The Samsung Motion Sync vacuum cleaner (top) and a Dyson DC 37 vacuum cleaner (Samsung Electronics, Dyson)
Samsung Electronics, the nation’s largest electronic goods maker, filed a lawsuit for libel against Dyson, a U.K. vacuum cleaner manufacturer, claiming that the British company tarnished its reputation, according to industry sources on Sunday. Samsung took the case to the Seoul Central District Court on Friday.
The move came after Dyson withdrew its patent infringement lawsuit against Samsung.
The compensation claimed is estimated to be 10 billion won ($9.4 million), based on Samsung’s brand value of about 63 trillion won, Samsung Electronics said.
However, the company said this was only the initial compensation, hinting that the settlement amount would rise down the road.
The dispute between the two companies dates back to last June when Samsung Electronics rolled out its new Motion Sync Vacuum Cleaner. A month later, Dyson issued proceedings in the English High Court against Samsung, claiming that Samsung’s vacuum cleaner infringed Dyson’s patent related to a steering mechanism that was the result of three years of research and development.

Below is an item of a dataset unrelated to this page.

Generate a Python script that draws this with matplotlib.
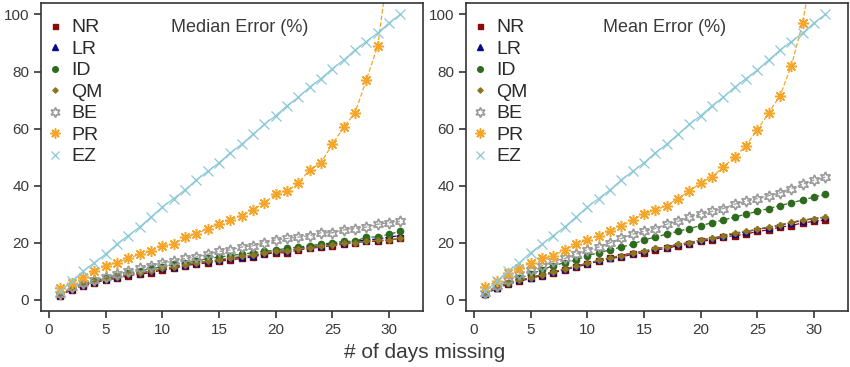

The steering mechanism enables cleaners to spin swiftly from one direction to another and to follow behind the person doing the vacuuming rather than having to be dragged.
Following the lawsuit, Dyson repeatedly lashed out at Samsung in the media. Dyson said in a statement, “This looks like a cynical rip-off by the giant Korean company Samsung.” Last September, Dyson CEO Max Conze said at the IFA trade show, “Motion Sync has infringed Dyson’s patents. It is difficult to have fair competition when rivals copy our products.”
However, 74 days later, Dyson suddenly withdrew the case without an official explanation. Sources said the company appeared to have a low possibility of winning the case after Samsung submitted its technical data to the court to refute Dyson’s claim. The court declared Dyson’s patent null and void last November.
Samsung said, “Dyson devalued Samsung’s products by denouncing the company without valid grounds as if Samsung habitually infringes patents.”
It added, “We took legal action as the damages have been very serious and there is a high possibility of the same thing happening again.”
This was the second time Dyson has filed a claim against Samsung over a patent issue. In 2009, Samsung was ordered to pay Dyson around 600,000 pounds ($1 million) for trying to patent the vacuum cleaner firm’s triple-cyclone technology.